A partir do fim da Segunda Guerra as divergências pareciam se
resumir ao grau de controle e da extensão da intervenção,
uns querendo avançar mais até a construção
do socialismo e outros querendo subscrever a intervenção
aos momentos de maior instabilidade.
Em paises como o Brasil, consolidou-se a crença de que o estado
teria ainda a função de reduzir o gap econômico
entre nossos países e os mais desenvolvidos e, para isto, deveria
participar da produção de vários bens e do aparato
produtivo necessário para a redução das diferenças.
No caso especifico da América Latina (e, em particular, o Brasil)
acreditou-se que a estratégia ideal de redução
do gap seria via substituição de importações.
A crise deste padrão de desenvolvimento coincidiu com a crise
da opção socialista, que se espalhava por quase dois terços
do continente euro-asiático, e com a crise do padrão de
intervenção do estado conhecida como estado do bem-estar
social.
A natureza da crise e a inexistência de opções no
campo daqueles que acreditavam que o mercado não era um regulador
ótimo e natural fizeram com que o discurso subjacente ao primeiro
grupo hegemonizasse o debate econômico e social numa extensão
até então desconhecida.
Nos paises desenvolvidos e nos paises em desenvolvimento da Ásia
Oriental esta predominância do discurso liberal não conduziu
a um processo de liberalização interna e externa extremado,
nem muito menos ao desmonte do estado nacional e de sua capacidade de
governança. No caso dos paises latino-americanos, tal fato ocorreu.
Procedeu-se ao desmantelamento dos estados e das estruturas produtivas
industriais que tinham sido montadas sob a proteção das
políticas de substituição de importações
sob a tutela de organismos internacionais encharcados da visão
liberal de organização social da produção
a que aludimos anteriormente.
Este desmantelamento adquiriu a forma de políticas concretas
que, ao serem aplicadas agravaram, ao invés de mitigar a crise
do modelo de substituição de importações.
Resumidamente, a visão era de que apenas o mercado garantiria
o crescimento econômico de longo-prazo.

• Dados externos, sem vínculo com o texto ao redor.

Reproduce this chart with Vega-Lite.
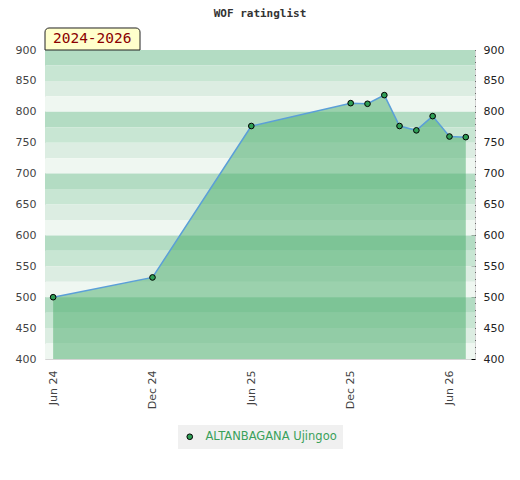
{
  "$schema": "https://vega.github.io/schema/vega-lite/v6.json",
  "autosize": "none",
  "width": 430,
  "height": 309,
  "padding": {"left": 45, "top": 50, "right": 45, "bottom": 121},
  "title": {
    "text": "WOF ratinglist",
    "font": "DejaVu Sans Mono",
    "fontSize": 11,
    "fontWeight": "bold",
    "color": "#333333",
    "offset": 8
  },
  "datasets": {
    "ratings": [
      {"date": "2024-06-01", "rating": 500, "player": "ALTANBAGANA Ujingoo"},
      {"date": "2024-12-01", "rating": 532, "player": "ALTANBAGANA Ujingoo"},
      {"date": "2025-06-01", "rating": 777, "player": "ALTANBAGANA Ujingoo"},
      {"date": "2025-12-01", "rating": 814, "player": "ALTANBAGANA Ujingoo"},
      {"date": "2026-01-01", "rating": 813, "player": "ALTANBAGANA Ujingoo"},
      {"date": "2026-02-01", "rating": 827, "player": "ALTANBAGANA Ujingoo"},
      {"date": "2026-03-01", "rating": 777, "player": "ALTANBAGANA Ujingoo"},
      {"date": "2026-04-01", "rating": 770, "player": "ALTANBAGANA Ujingoo"},
      {"date": "2026-05-01", "rating": 793, "player": "ALTANBAGANA Ujingoo"},
      {"date": "2026-06-01", "rating": 760, "player": "ALTANBAGANA Ujingoo"},
      {"date": "2026-07-01", "rating": 759, "player": "ALTANBAGANA Ujingoo"}
    ],
    "bands": [
      {"low": 875, "high": 900, "tier": "a"},
      {"low": 850, "high": 875, "tier": "b"},
      {"low": 825, "high": 850, "tier": "c"},
      {"low": 800, "high": 825, "tier": "d"},
      {"low": 775, "high": 800, "tier": "a"},
      {"low": 750, "high": 775, "tier": "b"},
      {"low": 725, "high": 750, "tier": "c"},
      {"low": 700, "high": 725, "tier": "d"},
      {"low": 675, "high": 700, "tier": "a"},
      {"low": 650, "high": 675, "tier": "b"},
      {"low": 625, "high": 650, "tier": "c"},
      {"low": 600, "high": 625, "tier": "d"},
      {"low": 575, "high": 600, "tier": "a"},
      {"low": 550, "high": 575, "tier": "b"},
      {"low": 525, "high": 550, "tier": "c"},
      {"low": 500, "high": 525, "tier": "d"},
      {"low": 475, "high": 500, "tier": "a"},
      {"low": 450, "high": 475, "tier": "b"},
      {"low": 425, "high": 450, "tier": "c"},
      {"low": 400, "high": 425, "tier": "d"}
    ]
  },
  "layer": [
    {
      "data": {"name": "bands"},
      "mark": {"type": "rect"},
      "encoding": {
        "y": {
          "field": "low",
          "type": "quantitative",
          "scale": {"domain": [400, 900], "zero": false, "nice": false},
          "axis": {
            "orient": "left",
            "title": null,
            "domain": false,
            "ticks": false,
            "grid": false,
            "tickCount": 10,
            "labelPadding": 9,
            "labelColor": "#444444",
            "labelFont": "DejaVu Sans",
            "labelFontSize": 11
          }
        },
        "y2": {"field": "high"},
        "fill": {
          "field": "tier",
          "type": "nominal",
          "scale": {"domain": ["a", "b", "c", "d"], "range": ["#b3dcc3", "#c8e6d3", "#dcede2", "#eff7f1"]},
          "legend": null
        }
      }
    },
    {
      "data": {"name": "ratings"},
      "mark": {"type": "area", "color": "#47ab69", "opacity": 0.5},
      "encoding": {
        "x": {
          "field": "date",
          "type": "temporal",
          "scale": {
            "type": "utc",
            "domain": [
              {"year": 2024, "month": "may", "date": 17, "utc": true},
              {"year": 2026, "month": "jul", "date": 18, "utc": true}
            ]
          },
          "axis": {
            "title": null,
            "domain": false,
            "ticks": false,
            "grid": false,
            "format": "%b %y",
            "values": [
              {"year": 2024, "month": "jun", "date": 1, "utc": true},
              {"year": 2024, "month": "dec", "date": 1, "utc": true},
              {"year": 2025, "month": "jun", "date": 1, "utc": true},
              {"year": 2025, "month": "dec", "date": 1, "utc": true},
              {"year": 2026, "month": "jun", "date": 1, "utc": true}
            ],
            "labelAngle": -90,
            "labelAlign": "right",
            "labelBaseline": "middle",
            "labelPadding": 11,
            "labelColor": "#444444",
            "labelFont": "DejaVu Sans",
            "labelFontSize": 11
          }
        },
        "y": {"field": "rating", "type": "quantitative", "axis": null},
        "y2": {"datum": 400}
      }
    },
    {
      "data": {"name": "ratings"},
      "transform": [{"filter": "datum.date == '2024-06-01' || datum.date == '2026-07-01'"}],
      "mark": {"type": "rule", "color": "#3aa65a", "strokeWidth": 1.2},
      "encoding": {
        "x": {"field": "date", "type": "temporal"},
        "y": {"field": "rating", "type": "quantitative", "axis": null},
        "y2": {"datum": 400}
      }
    },
    {
      "data": {"name": "ratings"},
      "mark": {"type": "line", "color": "#5b9fd8", "strokeWidth": 1.5},
      "encoding": {
        "x": {"field": "date", "type": "temporal"},
        "y": {
          "field": "rating",
          "type": "quantitative",
          "axis": {
            "orient": "right",
            "title": null,
            "domain": false,
            "grid": false,
            "tickCount": 50,
            "tickSize": 4,
            "tickColor": "#000000",
            "offset": -4,
            "labelPadding": 8,
            "labelExpr": "datum.value % 50 == 0 ? datum.label : ''",
            "labelColor": "#222222",
            "labelFont": "DejaVu Sans",
            "labelFontSize": 11
          }
        }
      }
    },
    {
      "data": {"name": "ratings"},
      "mark": {"type": "point", "filled": true, "shape": "circle", "stroke": "#000000", "strokeWidth": 1, "size": 32, "opacity": 1},
      "encoding": {
        "x": {"field": "date", "type": "temporal"},
        "y": {"field": "rating", "type": "quantitative", "axis": null},
        "color": {
          "field": "player",
          "type": "nominal",
          "scale": {"range": ["#2f9e55"]},
          "legend": {
            "title": null,
            "orient": "bottom",
            "offset": 16,
            "fillColor": "#f0f0f0",
            "padding": 6,
            "labelColor": "#3aa05a",
            "labelFont": "DejaVu Sans",
            "labelFontSize": 11.5,
            "labelOffset": 10,
            "symbolType": "circle",
            "symbolSize": 32,
            "symbolStrokeColor": "#000000",
            "symbolStrokeWidth": 1,
            "symbolOpacity": 1
          }
        }
      }
    },
    {
      "data": {"values": [{}]},
      "mark": {"type": "rect", "fill": "#ffffcc", "stroke": "#222222", "strokeWidth": 1, "cornerRadiusTopLeft": 4, "cornerRadiusTopRight": 4},
      "encoding": {
        "x": {"datum": {"year": 2024, "month": "may", "date": 17, "utc": true}, "type": "temporal"},
        "x2": {"datum": {"year": 2024, "month": "nov", "date": 8, "utc": true}},
        "y": {"datum": 900, "type": "quantitative", "axis": null},
        "y2": {"datum": 935.6}
      }
    },
    {
      "data": {"values": [{}]},
      "mark": {"type": "text", "text": "2024-2026", "color": "#8b0000", "font": "DejaVu Sans Mono", "fontSize": 14.5, "baseline": "middle", "align": "center"},
      "encoding": {
        "x": {"datum": {"year": 2024, "month": "aug", "date": 12, "utc": true}, "type": "temporal"},
        "y": {"datum": 918, "type": "quantitative", "axis": null}
      }
    }
  ],
  "resolve": {"axis": {"y": "independent"}},
  "config": {
    "view": {"stroke": "#d4d4d4", "strokeWidth": 1},
    "legend": {"layout": {"bottom": {"anchor": "middle"}}}
  }
}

O crescimento, em paises
subdesenvolvidos, com carência de capitais deveria vir do exterior,
através dos capitais e da demanda de agentes econômicos
que teriam várias outras opções de investimento,
algumas menos lucrativas, mas mais seguras e outras menos seguras e
mais lucrativas. Caberia ao estado brasileiro desenvolver políticas
amistosas que incluíssem pontos como livre circulação
de capitais, baixas taxas de inflação (regras e preços
estáveis) e taxas de juros altas.
Este tipo de política somada a absorção nos anos
oitenta de boa parte da dívida privada pelo estado levou a um
elevado grau de endividamento. Para fazer frente a este endividamento,
o estado passou a perseguir políticas de redução
de gastos e aumento de receitas.
Dada a correlação de forças políticas na
sociedade brasileira e ao alto grau de informalidade, uma parcela importante
dos tributos incidiu sobre os assalariados aguçando a percepção
de um estado ineficiente e voraz. Assim, noticias como o aumento sazonal
de carga tributária, mero efeito da incidência temporalmente
concentrada dos tributos chega a mídia com ares de escândalo.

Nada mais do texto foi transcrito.